Up to now it had been hard going, but not impossible. Now we were to do the impossible.

It is a curious thing about mountains, but they have a hideous tendency to fall down. Whole cliff-faces, a mile or so high, are suddenly seized with a wandering disposition. Leaving the old folks at home and sliding down into the valleys, they come awful croppers and sustain about eleven million compound comminuted fractures.

These family breaks are known as rock-slides.

Now to travel twenty feet over a rock-slide is to twist an ankle, bruise a shin-bone, utterly discourage a horse, and sour the most amiable disposition.
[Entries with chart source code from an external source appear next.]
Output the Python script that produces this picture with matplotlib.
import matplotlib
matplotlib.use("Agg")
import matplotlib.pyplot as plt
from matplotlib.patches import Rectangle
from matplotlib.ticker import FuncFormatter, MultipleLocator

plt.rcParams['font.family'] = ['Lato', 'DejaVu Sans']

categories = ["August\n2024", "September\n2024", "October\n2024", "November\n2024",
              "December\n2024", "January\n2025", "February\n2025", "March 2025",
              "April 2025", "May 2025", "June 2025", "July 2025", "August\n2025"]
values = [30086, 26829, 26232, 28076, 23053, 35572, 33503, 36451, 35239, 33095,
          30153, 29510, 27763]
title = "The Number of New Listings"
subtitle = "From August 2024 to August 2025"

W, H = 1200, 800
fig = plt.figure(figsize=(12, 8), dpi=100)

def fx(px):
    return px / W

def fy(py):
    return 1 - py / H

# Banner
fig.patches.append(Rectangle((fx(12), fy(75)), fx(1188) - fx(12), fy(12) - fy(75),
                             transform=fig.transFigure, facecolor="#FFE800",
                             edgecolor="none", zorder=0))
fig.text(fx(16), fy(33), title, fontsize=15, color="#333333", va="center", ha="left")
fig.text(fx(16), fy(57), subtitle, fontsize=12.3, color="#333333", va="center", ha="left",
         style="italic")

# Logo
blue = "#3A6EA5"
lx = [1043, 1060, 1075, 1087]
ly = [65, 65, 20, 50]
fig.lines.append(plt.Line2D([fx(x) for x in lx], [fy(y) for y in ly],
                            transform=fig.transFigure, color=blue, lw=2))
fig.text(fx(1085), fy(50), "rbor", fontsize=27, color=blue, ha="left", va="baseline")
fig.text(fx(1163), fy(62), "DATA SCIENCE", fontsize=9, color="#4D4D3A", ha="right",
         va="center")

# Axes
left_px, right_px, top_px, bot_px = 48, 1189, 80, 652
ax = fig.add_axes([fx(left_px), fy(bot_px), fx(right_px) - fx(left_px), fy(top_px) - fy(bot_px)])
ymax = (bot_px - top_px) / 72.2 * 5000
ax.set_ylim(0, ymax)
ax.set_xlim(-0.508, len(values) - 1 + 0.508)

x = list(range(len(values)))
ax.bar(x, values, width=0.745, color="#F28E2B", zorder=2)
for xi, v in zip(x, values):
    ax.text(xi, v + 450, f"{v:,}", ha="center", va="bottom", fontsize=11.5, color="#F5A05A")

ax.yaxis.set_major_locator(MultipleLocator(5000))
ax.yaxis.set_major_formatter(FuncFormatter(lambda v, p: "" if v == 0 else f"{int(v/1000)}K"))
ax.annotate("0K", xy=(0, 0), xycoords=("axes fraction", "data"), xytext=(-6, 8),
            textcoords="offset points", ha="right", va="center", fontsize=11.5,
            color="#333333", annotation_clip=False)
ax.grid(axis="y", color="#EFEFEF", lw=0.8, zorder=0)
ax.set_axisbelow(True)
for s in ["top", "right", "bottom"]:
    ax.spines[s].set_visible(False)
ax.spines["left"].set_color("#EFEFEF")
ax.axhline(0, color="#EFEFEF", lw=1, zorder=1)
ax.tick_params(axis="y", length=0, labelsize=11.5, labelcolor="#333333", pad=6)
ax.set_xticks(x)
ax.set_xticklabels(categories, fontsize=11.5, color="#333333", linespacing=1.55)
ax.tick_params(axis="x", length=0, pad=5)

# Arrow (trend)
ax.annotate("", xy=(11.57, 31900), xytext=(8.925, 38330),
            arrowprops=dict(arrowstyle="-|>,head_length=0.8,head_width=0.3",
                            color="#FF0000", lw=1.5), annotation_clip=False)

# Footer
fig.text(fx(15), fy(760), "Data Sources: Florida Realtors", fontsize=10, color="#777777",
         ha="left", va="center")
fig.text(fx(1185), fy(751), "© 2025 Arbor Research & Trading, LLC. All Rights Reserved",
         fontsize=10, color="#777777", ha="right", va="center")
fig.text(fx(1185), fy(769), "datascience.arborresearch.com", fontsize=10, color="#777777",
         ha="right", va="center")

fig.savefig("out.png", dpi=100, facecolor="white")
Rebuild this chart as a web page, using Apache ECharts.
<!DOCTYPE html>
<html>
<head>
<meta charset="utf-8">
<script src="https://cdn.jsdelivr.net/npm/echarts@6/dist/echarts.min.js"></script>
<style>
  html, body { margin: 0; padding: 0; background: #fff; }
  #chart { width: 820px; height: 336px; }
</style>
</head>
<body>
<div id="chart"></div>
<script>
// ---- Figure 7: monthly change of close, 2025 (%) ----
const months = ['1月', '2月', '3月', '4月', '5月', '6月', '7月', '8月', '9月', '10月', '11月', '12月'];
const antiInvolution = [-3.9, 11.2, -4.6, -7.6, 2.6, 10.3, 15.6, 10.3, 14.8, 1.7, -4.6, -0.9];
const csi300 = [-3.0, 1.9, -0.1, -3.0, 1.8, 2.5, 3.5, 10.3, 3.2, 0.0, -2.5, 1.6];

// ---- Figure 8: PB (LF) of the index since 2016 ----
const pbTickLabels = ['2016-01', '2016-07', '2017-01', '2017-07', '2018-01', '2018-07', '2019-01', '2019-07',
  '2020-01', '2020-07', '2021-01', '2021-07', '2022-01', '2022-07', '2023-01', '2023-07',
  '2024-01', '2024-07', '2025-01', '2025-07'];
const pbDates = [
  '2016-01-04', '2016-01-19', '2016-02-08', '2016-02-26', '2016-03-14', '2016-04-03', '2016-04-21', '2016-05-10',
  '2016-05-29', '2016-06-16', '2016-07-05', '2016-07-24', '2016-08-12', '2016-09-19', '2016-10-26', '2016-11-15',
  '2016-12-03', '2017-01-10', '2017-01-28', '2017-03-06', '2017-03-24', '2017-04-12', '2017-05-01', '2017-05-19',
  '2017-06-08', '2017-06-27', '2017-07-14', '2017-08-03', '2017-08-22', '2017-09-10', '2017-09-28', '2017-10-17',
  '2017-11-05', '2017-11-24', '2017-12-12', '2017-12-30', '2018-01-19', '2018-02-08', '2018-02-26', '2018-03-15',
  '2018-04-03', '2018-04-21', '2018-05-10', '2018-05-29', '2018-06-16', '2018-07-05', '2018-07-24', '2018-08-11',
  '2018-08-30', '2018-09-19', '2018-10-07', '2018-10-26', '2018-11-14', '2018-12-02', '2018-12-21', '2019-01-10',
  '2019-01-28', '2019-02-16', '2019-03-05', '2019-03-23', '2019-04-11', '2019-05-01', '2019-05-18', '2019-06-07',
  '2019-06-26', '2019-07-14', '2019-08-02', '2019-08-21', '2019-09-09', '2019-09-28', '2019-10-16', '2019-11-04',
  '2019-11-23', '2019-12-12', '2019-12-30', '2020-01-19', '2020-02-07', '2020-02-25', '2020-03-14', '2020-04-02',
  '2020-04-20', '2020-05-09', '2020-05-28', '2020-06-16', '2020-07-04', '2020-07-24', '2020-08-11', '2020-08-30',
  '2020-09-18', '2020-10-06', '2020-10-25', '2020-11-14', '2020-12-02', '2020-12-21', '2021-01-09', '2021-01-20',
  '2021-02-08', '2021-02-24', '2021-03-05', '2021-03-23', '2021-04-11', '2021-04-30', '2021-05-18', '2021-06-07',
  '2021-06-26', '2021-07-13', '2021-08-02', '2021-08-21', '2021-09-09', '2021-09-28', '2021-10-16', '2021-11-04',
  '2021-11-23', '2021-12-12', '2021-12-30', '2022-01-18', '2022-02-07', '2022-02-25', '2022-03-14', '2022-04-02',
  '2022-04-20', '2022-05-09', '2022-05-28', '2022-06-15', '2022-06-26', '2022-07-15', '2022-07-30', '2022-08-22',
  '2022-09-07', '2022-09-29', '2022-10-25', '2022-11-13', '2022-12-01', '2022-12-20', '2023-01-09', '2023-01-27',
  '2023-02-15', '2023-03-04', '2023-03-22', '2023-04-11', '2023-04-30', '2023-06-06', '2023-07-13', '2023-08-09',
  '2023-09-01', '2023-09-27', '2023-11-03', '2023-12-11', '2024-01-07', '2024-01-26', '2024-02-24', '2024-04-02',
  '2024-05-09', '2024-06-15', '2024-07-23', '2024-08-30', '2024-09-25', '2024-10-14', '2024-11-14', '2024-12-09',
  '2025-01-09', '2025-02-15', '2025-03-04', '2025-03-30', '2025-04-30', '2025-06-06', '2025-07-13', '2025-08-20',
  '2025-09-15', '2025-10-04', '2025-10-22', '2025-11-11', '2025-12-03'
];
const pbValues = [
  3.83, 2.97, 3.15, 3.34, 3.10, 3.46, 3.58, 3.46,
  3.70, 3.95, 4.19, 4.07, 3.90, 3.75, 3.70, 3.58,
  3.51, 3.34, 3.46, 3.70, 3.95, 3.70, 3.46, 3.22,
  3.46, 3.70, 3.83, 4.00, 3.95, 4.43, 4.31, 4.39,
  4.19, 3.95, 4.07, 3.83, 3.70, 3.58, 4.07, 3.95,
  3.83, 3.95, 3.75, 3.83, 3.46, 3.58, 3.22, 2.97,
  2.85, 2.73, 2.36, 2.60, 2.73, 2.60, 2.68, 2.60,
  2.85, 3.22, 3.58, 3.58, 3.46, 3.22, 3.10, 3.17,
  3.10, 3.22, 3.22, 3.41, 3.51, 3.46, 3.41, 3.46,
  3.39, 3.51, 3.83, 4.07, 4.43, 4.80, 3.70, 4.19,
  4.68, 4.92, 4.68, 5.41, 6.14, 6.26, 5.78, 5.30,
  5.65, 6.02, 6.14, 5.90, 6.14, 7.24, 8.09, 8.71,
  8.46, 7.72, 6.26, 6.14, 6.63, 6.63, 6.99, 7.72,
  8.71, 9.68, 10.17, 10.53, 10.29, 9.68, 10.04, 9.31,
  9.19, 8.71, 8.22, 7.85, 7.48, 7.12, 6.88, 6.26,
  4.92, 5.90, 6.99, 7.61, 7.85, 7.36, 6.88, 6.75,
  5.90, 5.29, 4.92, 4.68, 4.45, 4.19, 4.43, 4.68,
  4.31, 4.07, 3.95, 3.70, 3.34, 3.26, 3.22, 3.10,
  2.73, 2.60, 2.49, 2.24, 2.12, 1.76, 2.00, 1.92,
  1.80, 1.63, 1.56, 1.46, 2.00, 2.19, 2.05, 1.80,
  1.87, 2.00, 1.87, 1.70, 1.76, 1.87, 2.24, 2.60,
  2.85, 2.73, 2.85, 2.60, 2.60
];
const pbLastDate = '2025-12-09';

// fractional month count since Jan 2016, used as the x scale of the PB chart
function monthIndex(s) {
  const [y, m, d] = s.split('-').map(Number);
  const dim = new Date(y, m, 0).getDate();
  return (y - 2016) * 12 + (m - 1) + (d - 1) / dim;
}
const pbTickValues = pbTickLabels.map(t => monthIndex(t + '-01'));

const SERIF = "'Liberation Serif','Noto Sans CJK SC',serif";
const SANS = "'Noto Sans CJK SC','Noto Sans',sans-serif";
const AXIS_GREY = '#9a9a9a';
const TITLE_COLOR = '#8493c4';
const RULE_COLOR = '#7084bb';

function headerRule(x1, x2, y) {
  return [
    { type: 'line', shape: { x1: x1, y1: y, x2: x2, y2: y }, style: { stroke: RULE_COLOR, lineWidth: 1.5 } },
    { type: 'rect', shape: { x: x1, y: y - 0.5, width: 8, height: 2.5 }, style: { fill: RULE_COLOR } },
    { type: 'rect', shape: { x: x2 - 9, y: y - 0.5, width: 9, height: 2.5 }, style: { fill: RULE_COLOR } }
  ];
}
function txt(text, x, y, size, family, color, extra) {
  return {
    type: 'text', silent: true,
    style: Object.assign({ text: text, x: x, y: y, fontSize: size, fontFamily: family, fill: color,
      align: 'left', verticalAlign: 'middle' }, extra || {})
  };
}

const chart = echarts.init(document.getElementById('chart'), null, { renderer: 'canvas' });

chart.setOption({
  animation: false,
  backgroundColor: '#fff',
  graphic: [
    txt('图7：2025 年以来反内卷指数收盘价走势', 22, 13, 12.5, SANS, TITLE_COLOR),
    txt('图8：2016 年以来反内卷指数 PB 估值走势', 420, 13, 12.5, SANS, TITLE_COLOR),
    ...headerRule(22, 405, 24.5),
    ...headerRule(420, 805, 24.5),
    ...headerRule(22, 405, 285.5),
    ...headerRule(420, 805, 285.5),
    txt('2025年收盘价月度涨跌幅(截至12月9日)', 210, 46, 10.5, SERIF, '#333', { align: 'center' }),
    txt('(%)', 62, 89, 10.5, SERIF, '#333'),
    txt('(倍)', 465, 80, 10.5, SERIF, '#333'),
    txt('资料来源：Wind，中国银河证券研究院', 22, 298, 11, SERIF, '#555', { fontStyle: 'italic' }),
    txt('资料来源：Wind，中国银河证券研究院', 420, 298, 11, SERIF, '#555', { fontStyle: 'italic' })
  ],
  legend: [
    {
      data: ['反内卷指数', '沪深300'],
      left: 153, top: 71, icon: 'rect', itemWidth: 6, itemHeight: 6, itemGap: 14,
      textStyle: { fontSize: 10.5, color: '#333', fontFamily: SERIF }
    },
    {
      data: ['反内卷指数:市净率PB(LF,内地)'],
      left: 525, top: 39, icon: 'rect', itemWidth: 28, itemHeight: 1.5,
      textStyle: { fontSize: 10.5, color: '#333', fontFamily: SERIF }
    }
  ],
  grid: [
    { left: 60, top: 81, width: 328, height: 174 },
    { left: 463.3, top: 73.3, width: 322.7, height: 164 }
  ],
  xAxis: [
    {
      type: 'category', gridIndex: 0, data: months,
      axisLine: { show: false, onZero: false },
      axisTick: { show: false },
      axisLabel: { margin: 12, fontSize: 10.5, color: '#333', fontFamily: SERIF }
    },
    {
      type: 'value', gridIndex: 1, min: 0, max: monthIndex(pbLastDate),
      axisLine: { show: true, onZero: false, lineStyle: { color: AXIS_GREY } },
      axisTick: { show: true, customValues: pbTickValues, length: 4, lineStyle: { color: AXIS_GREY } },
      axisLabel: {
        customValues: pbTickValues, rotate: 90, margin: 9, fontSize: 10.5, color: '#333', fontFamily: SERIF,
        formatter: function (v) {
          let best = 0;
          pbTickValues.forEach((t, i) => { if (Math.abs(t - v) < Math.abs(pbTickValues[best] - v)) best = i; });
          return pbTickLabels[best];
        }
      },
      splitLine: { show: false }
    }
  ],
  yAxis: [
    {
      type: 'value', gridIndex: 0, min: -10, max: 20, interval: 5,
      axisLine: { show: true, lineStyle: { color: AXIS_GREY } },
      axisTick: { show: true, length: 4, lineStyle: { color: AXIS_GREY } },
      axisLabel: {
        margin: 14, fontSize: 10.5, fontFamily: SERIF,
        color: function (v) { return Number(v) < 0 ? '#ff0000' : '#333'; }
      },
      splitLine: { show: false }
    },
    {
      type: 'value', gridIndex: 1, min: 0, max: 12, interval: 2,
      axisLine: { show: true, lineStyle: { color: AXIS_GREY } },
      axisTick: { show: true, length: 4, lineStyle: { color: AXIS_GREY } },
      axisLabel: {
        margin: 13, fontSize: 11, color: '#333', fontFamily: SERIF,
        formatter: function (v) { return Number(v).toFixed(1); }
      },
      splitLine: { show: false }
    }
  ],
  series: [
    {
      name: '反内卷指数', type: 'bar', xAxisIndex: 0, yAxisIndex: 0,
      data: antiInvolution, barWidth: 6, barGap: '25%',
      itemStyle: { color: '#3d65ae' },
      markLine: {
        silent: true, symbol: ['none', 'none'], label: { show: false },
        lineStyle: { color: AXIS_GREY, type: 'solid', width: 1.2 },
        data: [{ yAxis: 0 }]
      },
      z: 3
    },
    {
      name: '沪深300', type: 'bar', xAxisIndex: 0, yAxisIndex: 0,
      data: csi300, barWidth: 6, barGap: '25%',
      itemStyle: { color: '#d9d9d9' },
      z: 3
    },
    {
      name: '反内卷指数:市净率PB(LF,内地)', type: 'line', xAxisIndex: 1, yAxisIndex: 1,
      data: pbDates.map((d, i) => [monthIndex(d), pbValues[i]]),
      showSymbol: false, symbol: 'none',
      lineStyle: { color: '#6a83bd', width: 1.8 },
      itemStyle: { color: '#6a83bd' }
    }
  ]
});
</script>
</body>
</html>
There is no flat side to these wandering rocks. With the diabolical ingenuity that nature can show when she goes wrong, they lie edge up. Do you remember the little mermaid who wished to lose her tail and gain legs so she could follow the prince? And how her penalty was that every step was like walking on the edges of swords? That is a mountain rock-slide, but I do not recall that the little mermaid had to drag a frightened and slipping horse, which stepped on her now and then. Or wear riding-boots. Or stop every now and then to be photographed, and try to persuade her horse to stop also. Or keep looking up to see if another family jar threatened. Or look around to see if any of the party or the pack was rolling down over the spareribs of that ghastly skeleton. No; the little mermaid's problem was a simple and uncomplicated one.

We were climbing, too. Only one thing kept us going. The narrow valley twisted, and around each cliff-face we expected the end--either death or solid ground. But not so, or, at least, not for some hours. Riding-boots peeled like a sunburnt face; stones dislodged and rolled down; the sun beat down in early September fury, and still we went on.

Only three miles it was, but it was as bad a three miles as I have ever covered. Then--the naturalist turned and smiled.

"Now we are all right," he said. "We start to climb soon!"